M. Granier de Cassagnac range parmi les préjugés historiques et philosophiques de notre siècle l’opinion des personnes qui veulent que Jésus-Christ soit expressément venu abolir l’esclavage et proclamer l’égalité des hommes, et il ajoute que le christianisme a toujours justifié et maintenu l’esclavage . La conclusion qui découle naturellement de ces aveux est accablante: aussi les apologistes chrétiens se mettent-ils l’esprit à la torture pour y échapper. Les deux auteurs que je viens de citer s’efforcent de voir une preuve de haute sagesse dans cette absence même de décision contre l’esclavage. M. Biot revient souvent sur cette explication: «Le christianisme, dit-il,
«fait ce qu’il doit; il prend l’ordre politique de
«la société comme une condition donnée à laquelle
«il faut se soumettre; il admet comme
«un fait l’esclavage temporel... Bien que les
«lois sur l’esclavage subsistassent dans toute
«leur intégrité, l’esclavage personnel, déjà
«bien modifié, bien effacé par la dégradation
«des Romains, s’anéantissait insensiblement
«sous l’action morale du christianisme.

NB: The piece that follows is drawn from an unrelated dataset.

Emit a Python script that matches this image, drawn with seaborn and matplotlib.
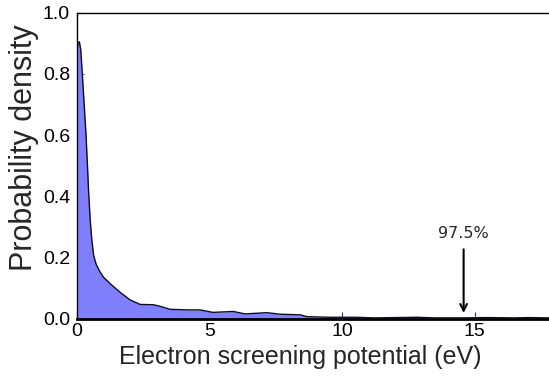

Cette
«marche était la seule qui put réussir pour régénérer
«la société humaine. Car, avant de
«supprimer les esclaves, il fallait que la société
«fût intellectuellement et moralement digne
«de ce perfectionnement, et toute autre marche
«plus rapide n’eût fait que renouveler les excès
«des révoltés de Sicile et des compagnons de
«Spartacus... Dans l’occident de l’Europe,
«comme dans l’empire d’Orient, l’influence
«du christianisme pour la suppression de
«l’esclavage a été toute morale, et elle ne
«pouvait être différente. Le christianisme ne
«pouvait inscrire la nécessité de l’abolition de
«l’esclavage au nombre des lois et troubler ainsi
«tout l’ordre social .»
Sophismes que tout cela! Non, le christianisme ne fait pas ce qu’il doit, en prenant l’ordre politique comme une condition à laquelle il doive se soumettre, si cet ordre politique est fondé sur des institutions immorales. La doctrine chrétienne n’est-elle pas donnée par ceux qui l’enseignent pour une doctrine émanant directement de Dieu, et non pour une doctrine humaine? Or un législateur religieux peut-il tenir pour respectables des désordres sociaux qu’il a précisément pour but de faire cesser, et ne faut-il pas qu’il définisse nettement ce qui est bien et ce qui est mal, et qu’il prescrive de faire l’un et d’éviter l’autre? Peut-il admettre à cet égard des ménagements, des accommodements, comme le fait le législateur humain dont la science, la moralité et la puissance sont si bornées, et qui, n’étant chargé de légiférer que pour un temps et des circonstances données, se croit obligé de tenir compte de ces circonstances et de recourir à des demi-mesures et à des atermoiements? En raisonnant ainsi, on fait une œuvre purement mondaine d’une œuvre qu’on donnait pour divine; bien plus, on ravale Dieu au niveau de ces législateurs, qui, sous prétexte d’attendre que les sociétés soient dignes des perfectionnements qu’elles réclament, ne sont jamais pressés de les régénérer, qui ont toujours peur de marcher trop rapidement dans la voie du progrès, et qui, différant toujours d’inscrire au nombre des lois les mesures les plus justes et les plus urgentes, de crainte de troubler l’ordre social, ne s’aperçoivent pas que ce sont leurs frayeurs mêmes qui engendrent les Spartacus et font naître ces révoltes qu’ils avaient pour mission de prévenir en en supprimant les très-légitimes causes.